MS willingly taking losses to gain market share = buying market share. No wonder stock is stagnant.
But this, like almost every failure in the last years, isn't Ballmer's fault - almost every one of these sucky projects was started under Gates.
If you'd invested some money in MS shares 10 years ago you'd be able to sell them for half the amount today. If I was a shareholder I'd be furious. Generally you'd expect to make some (even minor) capital gain on a stock like MS over that period.
this post is now diamonds!
The console of that generation that I thought was laughable was the GameCube
Speak for yourself, the Gamecube had a really great library of games for people who are into the kinds of titles that Nintendo produces. I always kinda viewed the original Xbox as a gaming PC for people who couldn't afford a gaming PC.
Microsoft's fourth quarter profits were $4.52 billion dollars, up 48% from the same period last year.
This, in most circles, would be considered good news.
Lost from view is what arguably is Microsoft's very best story -- its transformation into a powerhouse supplier of the specialized software that meets the complex needs of large corporations, what the trade calls selling to "the enterprise."
Microsoft's enterprise software business alone is approaching the size of Oracle.
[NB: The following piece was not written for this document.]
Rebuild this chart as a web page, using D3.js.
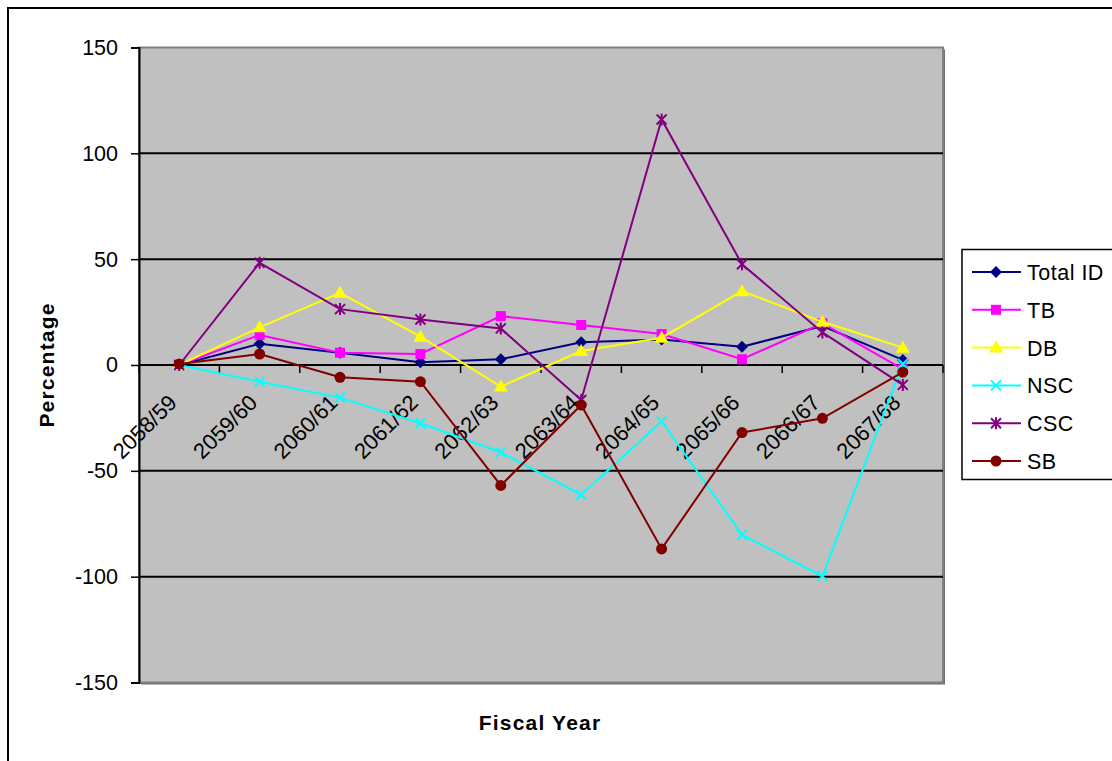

But despite that astounding growth, Microsoft must accept that, fair or not, victories on the enterprise side draw about as much attention as being the No. 1 wholesale seller of plumbing supplies. Microsoft won't receive the adoring attention that its chief rival draws with products like the iPad. Even With All Its Profits, Microsoft Has a Popularity Problem
Keep up, the old Zune is long gone. The brown thing no one buys has become a black glossy sleek beautiful responsive elegant thing that no one buys.
I bought one. I love it.
I was also using the Zune Pass long before I actually bought the Zune, and it left me wondering why people don't demand that kind of model from iTunes. You pay $15/mo and get unlimited (DRM-laden, but that's to be expected) downloads on nearly everything in their library. Some albums don't want to be downloaded for free, so they give you 10 song credits every month with which you can buy any song and receive it in DRM-free MP3. It really is a great deal. The software has absolutely no support for plugins and new visualizations like WMP does, but you can still listen to all your DRMed music with WMP if you must have support for that.
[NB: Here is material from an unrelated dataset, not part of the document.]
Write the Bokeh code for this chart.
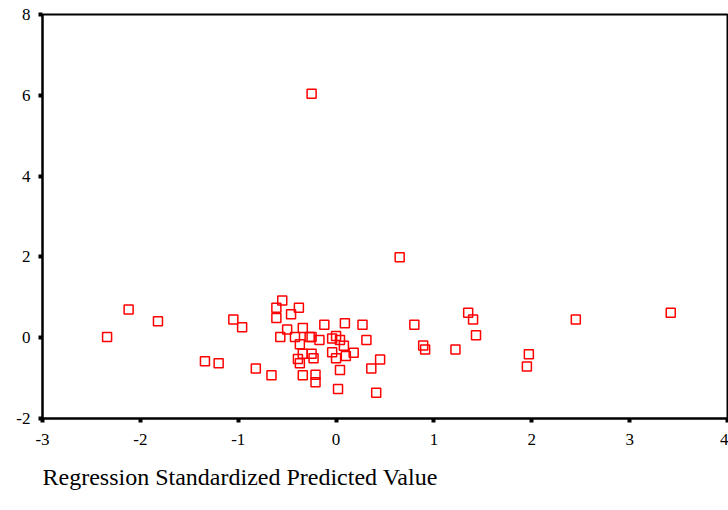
from bokeh.plotting import figure
from bokeh.models import Range1d, Title, FixedTicker
from bokeh.embed import file_html
from bokeh.resources import INLINE

# Standardized predicted value (x) vs standardized residual (y)
pred = [-2.34, -2.12, -1.82, -1.34, -1.20, -1.05, -0.96, -0.82, -0.66, -0.55,
        -0.61, -0.38, -0.46, -0.61, -0.12, 0.09, 0.27, 0.80, -0.50, -0.34,
        -0.57, -0.42, -0.27, -0.25, -0.17, -0.04, 0.00, 0.04, 0.08, 0.31,
        -0.37, 0.89, 0.91, 1.22, -0.34, -0.25, -0.23, -0.04, 0.00, 0.10,
        0.18, 0.45, -0.39, -0.37, 0.36, 0.04, -0.34, -0.21, -0.21, 0.02,
        0.41, 1.35, 1.40, 1.43, 1.97, 1.95, 2.45, 3.42, -0.25, 0.65]
resid = [0.02, 0.70, 0.41, -0.58, -0.63, 0.45, 0.26, -0.76, -0.93, 0.92,
         0.74, 0.74, 0.58, 0.49, 0.32, 0.36, 0.32, 0.32, 0.20, 0.24,
         0.02, 0.02, 0.02, 0.02, -0.06, -0.02, 0.04, -0.06, -0.20, -0.06,
         -0.16, -0.19, -0.29, -0.29, -0.40, -0.40, -0.51, -0.36, -0.51, -0.45,
         -0.37, -0.54, -0.53, -0.63, -0.76, -0.80, -0.93, -0.92, -1.10, -1.27,
         -1.36, 0.62, 0.45, 0.06, -0.41, -0.71, 0.45, 0.62, 6.04, 1.99]

x_ticks = [-3, -2, -1, 0, 1, 2, 3, 4]
y_ticks = [-2, 0, 2, 4, 6, 8]
x_title = "Regression Standardized Predicted Value"

FONT = "Liberation Serif"

p = figure(width=728, height=505, output_backend="svg", toolbar_location=None,
           x_range=Range1d(-3, 4), y_range=Range1d(-2, 8))
p.min_border_left = 42
p.min_border_top = 14
p.min_border_right = 1
p.min_border_bottom = 87
p.background_fill_color = "white"
p.border_fill_color = "white"
p.outline_line_color = "black"
p.outline_line_width = 2
p.xgrid.visible = False
p.ygrid.visible = False

for ax, ticks in ((p.xaxis[0], x_ticks), (p.yaxis[0], y_ticks)):
    ax.ticker = FixedTicker(ticks=ticks)
    ax.major_label_overrides = {t: str(t) for t in ticks}
    ax.axis_line_color = "black"
    ax.axis_line_width = 2
    ax.major_tick_in = 0
    ax.major_tick_out = 4
    ax.major_tick_line_width = 4
    ax.major_tick_line_color = "black"
    ax.minor_tick_line_color = None
    ax.major_label_text_font = FONT
    ax.major_label_text_font_size = "17px"
    ax.major_label_text_color = "black"

p.yaxis[0].major_label_standoff = 8
p.xaxis[0].major_label_standoff = 11

p.scatter(pred, resid, marker="square", size=9, fill_color=None,
          line_color="red", line_width=1.5)

t = Title(text=x_title, align="left", text_font=FONT, text_font_size="24px",
          text_font_style="normal", text_color="black", standoff=29,
          vertical_align="bottom")
p.add_layout(t, "below")

open("out.html", "w").write(file_html(p, INLINE))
I hate sounding like I'm being paid to write this, but I think more people need to know about it so they can stop paying $1.29 for every song they want to listen to. In iTunes terms, I have about $3000 worth of music.
(Oh also, I was pirating all my music before I discovered the Zune Pass. Now it's so fucking easy to get new music and without the need for microtransactions that I pretty much stopped pirating cold-turkey.)
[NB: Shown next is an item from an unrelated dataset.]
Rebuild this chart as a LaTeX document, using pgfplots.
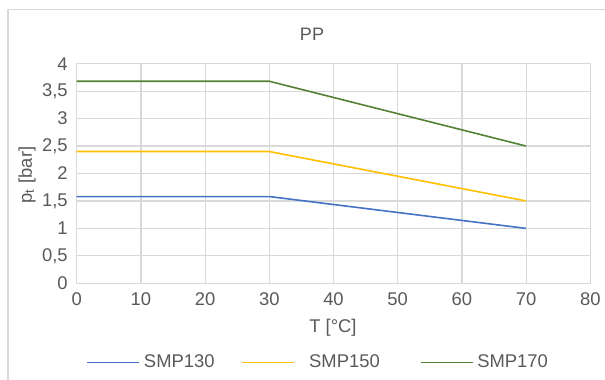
\documentclass[border=0pt]{standalone}
\usepackage{pgfplots}
\pgfplotsset{compat=1.18}
\usepackage{fontspec}
\setmainfont{Liberation Sans}
\definecolor{txt}{HTML}{595959}
\definecolor{gridc}{HTML}{D9D9D9}
\definecolor{cblue}{HTML}{4472C4}
\definecolor{corange}{HTML}{FFC000}
\definecolor{cgreen}{HTML}{548235}
\begin{document}
\begin{tikzpicture}[x=0.5pt,y=0.5pt]
\useasboundingbox (0,0) rectangle (605,380);
\draw[gridc, line width=0.6pt] (8,0) -- (8,370.5) -- (605,370.5);
\begin{axis}[
  at={(76.7*0.5pt,96.7*0.5pt)}, anchor=south west,
  scale only axis, width=256.8pt, height=109.8pt,
  xmin=0, xmax=80, ymin=0, ymax=4,
  xtick={0,10,...,80}, ytick={0,0.5,...,4},
  grid=major, major grid style={gridc, line width=0.6pt},
  axis line style={gridc, line width=0.6pt},
  tick style={draw=none},
  ticklabel style={font=\fontsize{9.2}{10}\selectfont, text=txt},
  /pgf/number format/assume math mode=true,
  /pgf/number format/use comma,
  yticklabel style={xshift=-1pt},
  xticklabel style={yshift=-1pt},
  legend columns=3,
  legend style={at={(0.0181,-0.36)}, anchor=west, draw=none, fill=none,
    font=\fontsize{9.2}{10}\selectfont, text=txt,
    /tikz/column 2/.style={column sep=11.5pt},
    /tikz/column 4/.style={column sep=18pt},
    inner sep=0pt},
  legend image code/.code={\draw[#1] (0pt,0pt) -- (26pt,0pt);},
]
\addplot[cblue, line width=0.8pt] coordinates {(0,1.58) (30,1.58) (70,1.0)};
\addlegendentry{SMP130}
\addplot[corange, line width=0.8pt] coordinates {(0,2.40) (30,2.40) (70,1.5)};
\addlegendentry{\hspace{5pt}SMP150}
\addplot[cgreen, line width=0.8pt] coordinates {(0,3.68) (30,3.68) (70,2.5)};
\addlegendentry{SMP170}
\end{axis}
\node[text=txt, font=\fontsize{9}{10}\selectfont] at (312,346) {PP};
\node[text=txt, font=\fontsize{9.2}{10}\selectfont] at (333,52) {T [°C]};
\node[text=txt, font=\fontsize{9.2}{10}\selectfont, rotate=90] at (27,205) {p\textsubscript{t} [bar]};
\end{tikzpicture}
\end{document}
Your an idiot. Spending $180 a year for nothing. The day zune pass closes or you stop paying all your music is gone. You can never listen to it again. You signed up for unlimited nothing. Stop paying them and listen as your music stops.
At least with iTunes and amazon. If you cantafford to buy more music youcan listen to what you have already bought instead of losing it all.
You're an idiot for responding in a fit of rage without actually reading (or at least comprehending) what I wrote. I get 10 DRM-free MP3s every month included in the $15/mo subscription and can download and listen to as many DRM-laden songs as I want. I can also log in online on any computer and listen to music there (though it could be a little better-integrated with the client... I'd like to have my playlists online for instance).
If Zune Pass ever shuts down, I still keep every song I bought with money or with the song credits... and what I downloaded on the subscription I will probably just start pirating again since they obviously don't want my money.
Fascinating point of view. I'm a recent hire at Microsoft (hence the AC posting), and this sounds more or less spot-on. Don't get me wrong, I like my job just fine, but there's no real passion from anyone on my team. It might be because I work on the cash cow with the least exciting future prospects (Office), but the company feels a whole lot more like a boring 9-to-5 job than working at an innovative and exciting company.